Regulation of AI

The European Union passed Artificial Intelligence Act for oversight and regulation. India too is holding a Global Partnership on AI Summit to reach a global consensus on AI regulation.

AI has affected the manufacturing sector. AI facilitates drug discovery, material science research. It transforms healthcare and diagnostics, autonomous transport and small but efficient and smart power grids. It assists financial systems and telecom networks. It enhances the provision of a host of public and private services.

AI has its demerits. It can promote criminal activities. It consolidates power in authoritarian regimes through face recognition, surveillance and discriminatory systems. At present, human beings are in charge of ‘pulling the trigger’ of dangerous military weapons. This power gets transferred to AI. Then self-aware AI possesses traits such as inquisitiveness and has an instinct of self-preservation. These issues must be tackled holistically. As AI spreads across economies, there should be consensus on regulation. The ideal oversight exercises control and mitigates the possibility of harm without crippling research and the rollout of useful AI.

The European regulation attempts a technology-neutral uniform definition for AI applicable to all future system. There is a classification of AI systems as per the risks. The higher the risk, the greater the oversight and the more the obligations imposed on providers and users.
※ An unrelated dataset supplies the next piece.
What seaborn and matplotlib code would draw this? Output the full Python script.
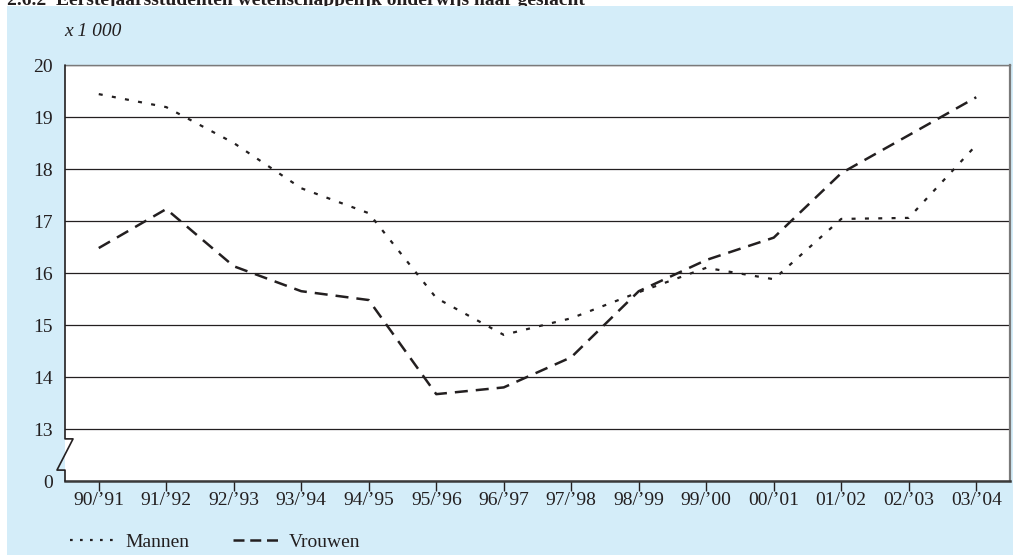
import numpy as np
import pandas as pd
import matplotlib
matplotlib.use("Agg")
import matplotlib.pyplot as plt
import matplotlib.transforms as mtransforms
from matplotlib.lines import Line2D
from matplotlib.patches import Rectangle
import seaborn as sns

# schooljaren en aantallen eerstejaars (x 1 000)
jaren = ["90/’91", "91/’92", "92/’93", "93/’94", "94/’95", "95/’96", "96/’97",
         "97/’98", "98/’99", "99/’00", "00/’01", "01/’02", "02/’03", "03/’04"]
mannen = [19.44, 19.19, 18.50, 17.63, 17.15, 15.52, 14.81,
          15.13, 15.63, 16.10, 15.88, 17.04, 17.06, 18.46]
vrouwen = [16.48, 17.23, 16.13, 15.65, 15.48, 13.67, 13.80,
           14.38, 15.65, 16.25, 16.68, 17.92, 18.65, 19.38]
y_ticks = [12, 13, 14, 15, 16, 17, 18, 19, 20]
y_labels = ["0", "13", "14", "15", "16", "17", "18", "19", "20"]

BLUE = "#D4EDF9"
INK = "#231f20"
FS = 14

sns.set_theme(style="white")
plt.rcParams["font.family"] = ["Liberation Serif", "DejaVu Serif"]
plt.rcParams["font.size"] = FS

df = pd.DataFrame({"pos": np.arange(len(jaren)), "Mannen": mannen, "Vrouwen": vrouwen})

fig = plt.figure(figsize=(10.13, 5.55), dpi=100)
fig.patch.set_facecolor("white")
fig.patches.append(Rectangle((7 / 1013, 0), 1, 1 - 6 / 555, transform=fig.transFigure,
                             facecolor=BLUE, edgecolor="none", zorder=-1))
# titel valt grotendeels buiten beeld, zoals in het origineel
fig.text(7 / 1013, 1 - 5 / 555,
         "2.6.2  Eerstejaarsstudenten wetenschappelijk onderwijs naar geslacht",
         fontsize=14, fontweight="bold", color=INK, va="baseline", ha="left", zorder=-2)

ax = fig.add_axes([65 / 1013, 74 / 555, (1010 - 65) / 1013, (481 - 65) / 555])
ax.set_facecolor("white")

sns.lineplot(data=df, x="pos", y="Mannen", ax=ax, color=INK, lw=1.6, zorder=3)
sns.lineplot(data=df, x="pos", y="Vrouwen", ax=ax, color=INK, lw=1.8, zorder=3)
ax.lines[0].set_dashes((1.8, 4.2))
ax.lines[1].set_dashes((5.2, 3.2))

ax.set_xlim(-0.5, 13.5)
ax.set_ylim(12, 20)
ax.set_xticks(df["pos"])
ax.set_xticklabels(jaren)
ax.set_yticks(y_ticks)
ax.set_yticklabels(y_labels)
ax.set_xlabel("")
ax.set_ylabel("")
ax.grid(axis="y", color=INK, lw=0.9)
ax.grid(axis="x", visible=False)
ax.tick_params(axis="x", direction="out", length=7, width=1, color=INK,
               pad=1, labelsize=FS, labelcolor=INK, bottom=True)
ax.tick_params(axis="y", length=0, pad=9, labelsize=FS, labelcolor=INK)

ax.spines["top"].set_color("#7a7a7a")
ax.spines["top"].set_linewidth(1.0)
ax.spines["right"].set_color("#7a7a7a")
ax.spines["right"].set_linewidth(1.6)
ax.spines["bottom"].set_color("#3a3a3a")
ax.spines["bottom"].set_linewidth(1.8)
ax.spines["left"].set_visible(False)

# onderbroken y-as
tr = mtransforms.blended_transform_factory(ax.transAxes, ax.transData)
ax.plot([0, 0, 0.0085, -0.0085, 0, 0], [20, 12.81, 12.81, 12.21, 12.21, 12],
        transform=tr, color=INK, lw=1.2, clip_on=False, zorder=4)

fig.text(64 / 1013, 1 - 32 / 555, "x 1 000", fontstyle="italic", fontsize=FS,
         color=INK, va="center", ha="left")

# legenda met eigen (fijnere) streepjespatronen, zoals in het origineel
handles = [Line2D([], [], color=INK, lw=1.6, dashes=(1.2, 3.3)),
           Line2D([], [], color=INK, lw=1.8, dashes=(4.4, 2.3))]
fig.legend(handles, ["Mannen", "Vrouwen"], loc="center left",
           bbox_to_anchor=(52 / 1013, 1 - 542 / 555),
           ncol=2, frameon=False, handlelength=2.4, handletextpad=0.5,
           columnspacing=2.2, fontsize=FS, labelcolor=INK)

fig.savefig("out.png", dpi=100, facecolor=fig.get_facecolor())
According to AI Act, the limited risk systems should comply with transparency requirements. Users should be made aware that they are interacting with AI. To illustrate, systems that generate images should warn against deepfakes and image manipulation. There should be disclosure that the content is AI-generated. This puts curbs on the generation of illegal content. There should be public summary of copyrighted data used in training.

High-risk AI systems affect safety and fundamental rights. There are two categories — AI in products such as toys, aviation, cars, medical devices and lifts. Then there is another category — AI used across specific areas such as biometric identification, critical infrastructure, education and vocational training and AI-managed access to essential private and public services. These are registered in EU databases. Both categories of high-risk AI systems must be assessed before roll-out and must be reviewed throughout their life cycles.

Some systems pose unacceptable risks in the AI Act. One such example is behavioral manipulation of people, or vulnerable groups. Then there are biometric identification systems. These must be used with court approval to identify criminals and apprehend them after a serious crime is committed.

There can tweaking in this basic framework as per the needs of the country. But it is a reasonable framework for global regulation. The framework excludes military research and development.

The GPAI summit in India could adopt some version of this Act.